Aufruf zur Demonstration gegen das Berufsverbot am 25.3.2006
Seit Mitte Dezember 2003 ist bekannt, dass gegen den Realschullehrer Michael
Csaszkóczy, der in der Antifaschistischen Initiative Heidelberg (AIHD)
aktiv ist, ein Berufsverbotsverfahren läuft. In einem Brief des
Oberschulamtes Karlsruhe wurde ihm mitgeteilt, dass Erkenntnisse des
Verfassungsschutzes Zweifel an seiner Bereitschaft aufkommen ließen,
jederzeit für die "freiheitliche, demokratische Grundordnung"
einzutreten. Die für 1. Februar 2004 vorgesehene Übernehme in den
Schuldienst wurde ausgesetzt, und bei einem "vertieften
Einstellungsgespräch" am 21. April 2004 wurde deutlich, dass die
Entscheidung des Oberschulamts im Grunde bereits gefallen ist, wobei in erster
Linie die von Michael nicht dementierte Zugehörigkeit zur AIHD
ausschlaggebend war. Nachdem ihm zunächst nur das Land
Baden-Württemberg die Einstellung als Lehrer verweigerte und das
Berufsverbot somit offiziell machte, zog im Jahr 2005 auch Hessen nach, wo
Michael schon eine schriftliche Einstellungszusage für die Übernahme
in das Beamtenverhältnis auf Probe vom staatlichen Schulamt erhalten
hatte. Die Argumentation lehnte sich hierbei an die des
baden-württembergischen Kultusministeriums an, und auch der
Verfassungsschutz, der Michael zwölf Jahre lang überwachte,
argumentierte in seinem Jahresbericht 2004 nach dem selben Muster.

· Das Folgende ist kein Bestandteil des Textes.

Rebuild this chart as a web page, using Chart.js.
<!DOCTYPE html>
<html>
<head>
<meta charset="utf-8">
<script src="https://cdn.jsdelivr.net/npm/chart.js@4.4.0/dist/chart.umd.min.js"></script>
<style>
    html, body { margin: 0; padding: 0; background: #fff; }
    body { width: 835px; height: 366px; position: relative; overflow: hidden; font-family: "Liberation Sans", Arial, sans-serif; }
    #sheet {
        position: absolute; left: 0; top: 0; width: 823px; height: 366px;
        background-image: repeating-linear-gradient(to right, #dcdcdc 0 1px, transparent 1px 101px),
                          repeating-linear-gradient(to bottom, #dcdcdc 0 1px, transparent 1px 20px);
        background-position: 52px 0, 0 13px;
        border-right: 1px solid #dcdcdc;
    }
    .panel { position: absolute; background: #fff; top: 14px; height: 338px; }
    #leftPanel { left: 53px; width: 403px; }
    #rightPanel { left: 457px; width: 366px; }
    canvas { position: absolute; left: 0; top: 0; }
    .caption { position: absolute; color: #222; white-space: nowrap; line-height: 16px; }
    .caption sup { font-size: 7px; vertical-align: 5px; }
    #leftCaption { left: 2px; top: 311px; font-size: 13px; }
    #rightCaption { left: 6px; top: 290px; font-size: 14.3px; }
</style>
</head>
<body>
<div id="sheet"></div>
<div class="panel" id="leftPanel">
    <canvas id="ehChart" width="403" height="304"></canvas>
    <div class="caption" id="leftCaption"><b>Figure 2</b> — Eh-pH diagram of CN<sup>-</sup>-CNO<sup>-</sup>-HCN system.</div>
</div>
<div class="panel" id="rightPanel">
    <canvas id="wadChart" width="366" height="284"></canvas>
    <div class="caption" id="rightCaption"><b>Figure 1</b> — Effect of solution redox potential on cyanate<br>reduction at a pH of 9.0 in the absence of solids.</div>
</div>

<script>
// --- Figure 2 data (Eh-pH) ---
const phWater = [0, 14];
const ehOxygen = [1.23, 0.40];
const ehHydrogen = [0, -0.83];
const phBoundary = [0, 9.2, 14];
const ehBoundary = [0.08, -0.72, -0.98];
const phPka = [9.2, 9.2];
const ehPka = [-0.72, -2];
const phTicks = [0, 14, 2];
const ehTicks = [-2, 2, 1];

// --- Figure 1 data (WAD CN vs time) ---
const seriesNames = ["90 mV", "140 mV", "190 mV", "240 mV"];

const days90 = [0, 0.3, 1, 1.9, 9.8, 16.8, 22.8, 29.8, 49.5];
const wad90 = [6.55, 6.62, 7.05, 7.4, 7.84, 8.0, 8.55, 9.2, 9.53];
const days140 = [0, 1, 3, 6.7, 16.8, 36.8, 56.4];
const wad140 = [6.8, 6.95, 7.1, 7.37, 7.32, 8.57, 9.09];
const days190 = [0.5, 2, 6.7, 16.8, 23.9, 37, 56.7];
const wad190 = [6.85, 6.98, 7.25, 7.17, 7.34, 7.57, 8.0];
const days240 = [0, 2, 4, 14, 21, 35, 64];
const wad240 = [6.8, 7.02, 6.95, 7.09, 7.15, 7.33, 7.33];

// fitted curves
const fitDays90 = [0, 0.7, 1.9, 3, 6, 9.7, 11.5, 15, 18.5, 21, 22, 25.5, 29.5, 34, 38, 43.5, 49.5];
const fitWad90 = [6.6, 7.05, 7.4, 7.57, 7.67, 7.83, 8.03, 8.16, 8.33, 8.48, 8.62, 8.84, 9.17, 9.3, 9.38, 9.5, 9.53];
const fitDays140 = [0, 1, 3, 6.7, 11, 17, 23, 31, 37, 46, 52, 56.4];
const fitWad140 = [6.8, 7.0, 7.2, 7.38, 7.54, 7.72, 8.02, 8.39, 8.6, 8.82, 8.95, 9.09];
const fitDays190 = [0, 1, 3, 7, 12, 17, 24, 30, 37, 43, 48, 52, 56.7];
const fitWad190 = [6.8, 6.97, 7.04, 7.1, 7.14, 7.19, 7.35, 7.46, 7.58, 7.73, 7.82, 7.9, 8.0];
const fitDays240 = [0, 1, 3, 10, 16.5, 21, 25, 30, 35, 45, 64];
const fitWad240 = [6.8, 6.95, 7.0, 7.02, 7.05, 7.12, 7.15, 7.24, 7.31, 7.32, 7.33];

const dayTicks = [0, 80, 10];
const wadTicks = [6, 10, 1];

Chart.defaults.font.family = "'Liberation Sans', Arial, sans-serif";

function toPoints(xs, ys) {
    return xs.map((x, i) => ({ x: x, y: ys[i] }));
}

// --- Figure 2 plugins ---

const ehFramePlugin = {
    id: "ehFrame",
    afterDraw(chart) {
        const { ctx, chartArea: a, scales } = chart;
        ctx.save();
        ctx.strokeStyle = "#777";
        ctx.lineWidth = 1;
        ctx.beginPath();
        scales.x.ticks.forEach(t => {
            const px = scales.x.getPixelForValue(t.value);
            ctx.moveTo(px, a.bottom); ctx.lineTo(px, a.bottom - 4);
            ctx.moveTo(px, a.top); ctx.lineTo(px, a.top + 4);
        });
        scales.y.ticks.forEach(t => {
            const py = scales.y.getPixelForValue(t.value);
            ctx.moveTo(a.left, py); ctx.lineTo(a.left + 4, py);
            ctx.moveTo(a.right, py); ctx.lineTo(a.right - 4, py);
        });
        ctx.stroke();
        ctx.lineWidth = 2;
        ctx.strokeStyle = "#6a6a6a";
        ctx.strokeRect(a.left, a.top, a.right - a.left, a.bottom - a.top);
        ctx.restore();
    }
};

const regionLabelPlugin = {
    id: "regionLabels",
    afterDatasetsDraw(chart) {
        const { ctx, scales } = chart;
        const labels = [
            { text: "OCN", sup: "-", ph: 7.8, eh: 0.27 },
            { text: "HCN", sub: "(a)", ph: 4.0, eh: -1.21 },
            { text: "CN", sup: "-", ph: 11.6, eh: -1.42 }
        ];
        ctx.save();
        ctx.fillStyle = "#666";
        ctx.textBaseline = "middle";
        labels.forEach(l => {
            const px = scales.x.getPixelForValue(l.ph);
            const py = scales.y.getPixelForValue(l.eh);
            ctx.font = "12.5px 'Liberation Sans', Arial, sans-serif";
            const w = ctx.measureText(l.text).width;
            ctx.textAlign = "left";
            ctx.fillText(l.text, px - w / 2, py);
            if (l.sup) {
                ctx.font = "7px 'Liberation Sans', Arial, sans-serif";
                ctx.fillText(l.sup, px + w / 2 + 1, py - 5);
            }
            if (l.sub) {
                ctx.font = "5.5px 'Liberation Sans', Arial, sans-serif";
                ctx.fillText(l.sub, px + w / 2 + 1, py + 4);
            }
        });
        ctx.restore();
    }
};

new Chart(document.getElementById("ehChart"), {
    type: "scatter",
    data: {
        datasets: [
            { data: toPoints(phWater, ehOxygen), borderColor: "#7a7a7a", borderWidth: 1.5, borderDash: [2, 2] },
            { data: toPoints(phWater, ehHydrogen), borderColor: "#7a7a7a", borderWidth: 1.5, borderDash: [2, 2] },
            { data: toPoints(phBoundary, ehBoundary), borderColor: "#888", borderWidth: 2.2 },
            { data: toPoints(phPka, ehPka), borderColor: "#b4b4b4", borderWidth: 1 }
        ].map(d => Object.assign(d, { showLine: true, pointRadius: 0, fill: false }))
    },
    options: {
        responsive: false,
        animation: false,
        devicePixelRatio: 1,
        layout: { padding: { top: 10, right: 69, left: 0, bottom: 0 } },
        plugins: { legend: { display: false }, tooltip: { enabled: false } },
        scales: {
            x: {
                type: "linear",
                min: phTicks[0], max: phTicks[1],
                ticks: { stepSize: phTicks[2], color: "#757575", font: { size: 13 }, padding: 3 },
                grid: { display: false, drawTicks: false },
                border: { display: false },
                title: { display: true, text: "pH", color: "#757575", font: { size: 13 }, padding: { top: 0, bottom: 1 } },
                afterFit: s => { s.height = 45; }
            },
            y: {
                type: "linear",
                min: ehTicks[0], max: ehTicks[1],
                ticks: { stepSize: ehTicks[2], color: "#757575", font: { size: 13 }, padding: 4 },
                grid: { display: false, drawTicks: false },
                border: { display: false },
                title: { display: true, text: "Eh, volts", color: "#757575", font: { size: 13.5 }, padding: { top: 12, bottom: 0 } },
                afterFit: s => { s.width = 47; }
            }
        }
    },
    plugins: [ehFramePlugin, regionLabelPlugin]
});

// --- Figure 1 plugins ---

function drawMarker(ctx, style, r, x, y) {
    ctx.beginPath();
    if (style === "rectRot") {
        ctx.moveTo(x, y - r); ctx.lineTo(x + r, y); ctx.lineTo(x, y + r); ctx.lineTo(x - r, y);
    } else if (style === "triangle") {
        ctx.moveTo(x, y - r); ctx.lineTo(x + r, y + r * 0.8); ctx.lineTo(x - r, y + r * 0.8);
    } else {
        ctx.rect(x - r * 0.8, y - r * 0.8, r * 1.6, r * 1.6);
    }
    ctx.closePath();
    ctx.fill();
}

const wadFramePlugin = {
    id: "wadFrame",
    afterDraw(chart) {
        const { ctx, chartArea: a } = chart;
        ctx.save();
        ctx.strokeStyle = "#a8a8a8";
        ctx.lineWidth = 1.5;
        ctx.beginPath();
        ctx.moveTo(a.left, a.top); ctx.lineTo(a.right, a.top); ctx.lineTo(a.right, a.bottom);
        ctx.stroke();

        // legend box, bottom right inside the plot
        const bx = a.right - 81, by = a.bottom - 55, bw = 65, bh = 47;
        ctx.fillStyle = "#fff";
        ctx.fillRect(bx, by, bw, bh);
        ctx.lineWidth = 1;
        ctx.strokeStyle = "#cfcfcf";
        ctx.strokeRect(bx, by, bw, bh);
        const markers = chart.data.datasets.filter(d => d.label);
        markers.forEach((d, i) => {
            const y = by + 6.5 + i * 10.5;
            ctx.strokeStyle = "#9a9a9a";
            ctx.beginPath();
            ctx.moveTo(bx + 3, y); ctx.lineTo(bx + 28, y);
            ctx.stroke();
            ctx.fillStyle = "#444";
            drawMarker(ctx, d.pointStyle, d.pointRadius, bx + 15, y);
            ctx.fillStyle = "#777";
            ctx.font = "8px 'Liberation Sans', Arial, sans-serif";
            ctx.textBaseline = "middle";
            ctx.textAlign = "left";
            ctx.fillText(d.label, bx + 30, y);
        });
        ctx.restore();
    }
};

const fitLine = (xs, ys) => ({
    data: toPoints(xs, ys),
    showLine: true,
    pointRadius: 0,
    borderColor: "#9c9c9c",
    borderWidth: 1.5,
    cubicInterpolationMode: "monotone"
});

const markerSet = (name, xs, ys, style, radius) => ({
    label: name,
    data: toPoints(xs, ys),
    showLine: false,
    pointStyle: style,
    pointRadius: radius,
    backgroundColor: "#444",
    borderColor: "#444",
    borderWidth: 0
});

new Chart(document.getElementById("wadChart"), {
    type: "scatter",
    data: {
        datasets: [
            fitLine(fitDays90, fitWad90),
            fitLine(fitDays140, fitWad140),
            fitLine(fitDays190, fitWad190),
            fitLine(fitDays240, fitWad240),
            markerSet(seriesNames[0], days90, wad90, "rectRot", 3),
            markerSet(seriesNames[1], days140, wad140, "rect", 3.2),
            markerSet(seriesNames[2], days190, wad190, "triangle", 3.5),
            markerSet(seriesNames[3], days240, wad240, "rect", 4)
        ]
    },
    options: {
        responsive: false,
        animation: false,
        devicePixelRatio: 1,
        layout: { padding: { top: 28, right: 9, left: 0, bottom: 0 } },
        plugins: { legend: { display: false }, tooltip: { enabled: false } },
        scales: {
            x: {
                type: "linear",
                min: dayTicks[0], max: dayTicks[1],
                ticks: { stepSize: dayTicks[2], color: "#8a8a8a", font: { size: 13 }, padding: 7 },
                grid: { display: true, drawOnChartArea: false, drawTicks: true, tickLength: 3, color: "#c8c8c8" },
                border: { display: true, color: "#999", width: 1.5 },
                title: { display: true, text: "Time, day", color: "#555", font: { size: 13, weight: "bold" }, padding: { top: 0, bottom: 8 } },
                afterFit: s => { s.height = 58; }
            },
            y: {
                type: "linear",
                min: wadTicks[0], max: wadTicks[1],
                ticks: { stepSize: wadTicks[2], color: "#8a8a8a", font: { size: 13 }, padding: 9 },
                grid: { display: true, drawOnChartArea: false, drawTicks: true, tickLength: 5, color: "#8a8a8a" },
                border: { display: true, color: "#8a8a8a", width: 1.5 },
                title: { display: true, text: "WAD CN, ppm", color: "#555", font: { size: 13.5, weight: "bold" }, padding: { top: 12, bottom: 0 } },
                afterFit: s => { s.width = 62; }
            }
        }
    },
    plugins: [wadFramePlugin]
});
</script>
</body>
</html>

Der Ursprung der Berufsverbote liegt im 1972 eingeführten
"Radikalenerlass", mit dessen Hilfe politisch aktive Menschen aus dem
öffentlichen Dienst ferngehalten und Gleichgesinnte eingeschüchtert
werden sollten. Ab Mitte der 80er Jahre wurde dieses Repressionsinstrument
nicht mehr in dieser Form angewendet, ohne dass jedoch die gesetzlichen
Grundlagen der Bundesländer gestrichen wurden; so sind sie auch im
"Landesbeamtengesetz Baden-Württemberg" weiterhin verankert -
und zwar in einer Form, die weitgehend aus dem NS-Gesetz "zur
Wiederherstellung des Berufsbeamtentums" vom 7. April 1933 übernommen
wurde. Darin wurde beschlossen, dass Beamte auch dann entlassen werden
können, "wenn die nach vorliegendem Recht hierfür erforderlichen
Voraussetzungen nicht vorliegen." Des Weiteren regelte es, dass
"Beamte, die nach ihrer bisherigen politischen Betätigung nicht die
Gewähr dafür bieten, dass sie jederzeit rückhaltlos für den
nationalen Staat eintreten, [...] aus dem Dienst entlassen werden
[können]." Die hier allzu offensichtlich erkennbaren
Kontinuitäten zum aktuellen Berufsverbotsverfahren verwundern kaum, wenn
man bedenkt, dass es von Zöglingen des früheren NS-Marinerichters
Filbinger (heute CDU) initiiert wurde. Der ehemalige
baden-württembergische Ministerpräsident wird von seiner Partei
"wegen seiner besonderen Verdienste" trotz seiner Vergangenheit als
Ehrenvorsitzender gehalten. Und so muss mit umso größerer
Entschiedenheit gegen dieses Verfahren vorgegangen werden, mit dem ein
Antifaschist von eben jenem schwarz-braunen Milieu überzogen wird.
Die Praxis der Berufsverbote unterscheidet sich grundlegend von anderen
staatlichen Repressionsmaßnahmen gegenüber systemkritischen
AktivistInnen. Während bei anderen Formen politischer Verfolgung in der
Bundesrepublik den Betroffenen ein konkreter Verstoß gegen Gesetze
"nachgewiesen" werden muss, kommt bei den auf dem
"Radikalenerlass" basierenden Verfahren ausschließlich die
Zugehörigkeit zu einer politisch unliebsamen Gruppe zum Tragen. Damit
werden die politische Meinung und das daraus resultierende persönliche
Engagement an sich kriminalisiert, was die inoffizielle
(Wieder-)Einführung des "Gesinnungsverbrechens", wie es aus dem
Nationalsozialismus bekannt ist, bedeutet. Eine weitere Besonderheit der
Berufsverbote ist ihr vollständiges Losgelöstsein von den staatlichen
Strafverfolgungsbehörden, indem an Stelle eines Gerichts das Oberschulamt
das Urteil fällt. Grundlegende Informationen zu den einzelnen Fällen
kommen vom Innenministerium und dem diesem zuarbeitenden Landesamt für
Verfassungsschutz, das dadurch den Status einer Ermittlungsbehörde
erhält. De facto bedeutet das die Abkehr von der generellen
Unschuldsvermutung, da hier eine Umkehr der Beweislast stattfindet: Die
staatlichen Behörden müssen dem Betroffenen kein konkretes Vergehen
nachweisen, sondern es liegt an ihm selbst, seine Verfassungstreue unter Beweis
zu stellen.
Genau aus diesen Gründen ist Solidarität an dieser Stelle mehr
denn je gefragt, nämlich genau deshalb, weil der staatliche
Repressionsapparat einen Einzelnen stellvertretend für alle anderen
herausgreift und ihn konkret in seiner Existenzgrundlage bedroht.
Deshalb rufen wir zur Demonstration gegen das Berufsverbot gegen Michael
Csaszkóczy am 25. März 2006 in Karlsruhe auf!
Gegen Polizei- und Überwachungsstaat! Geheimdienste abschaffen!
Weg mit dem Berufsverbot gegen Michael Csaszkóczy!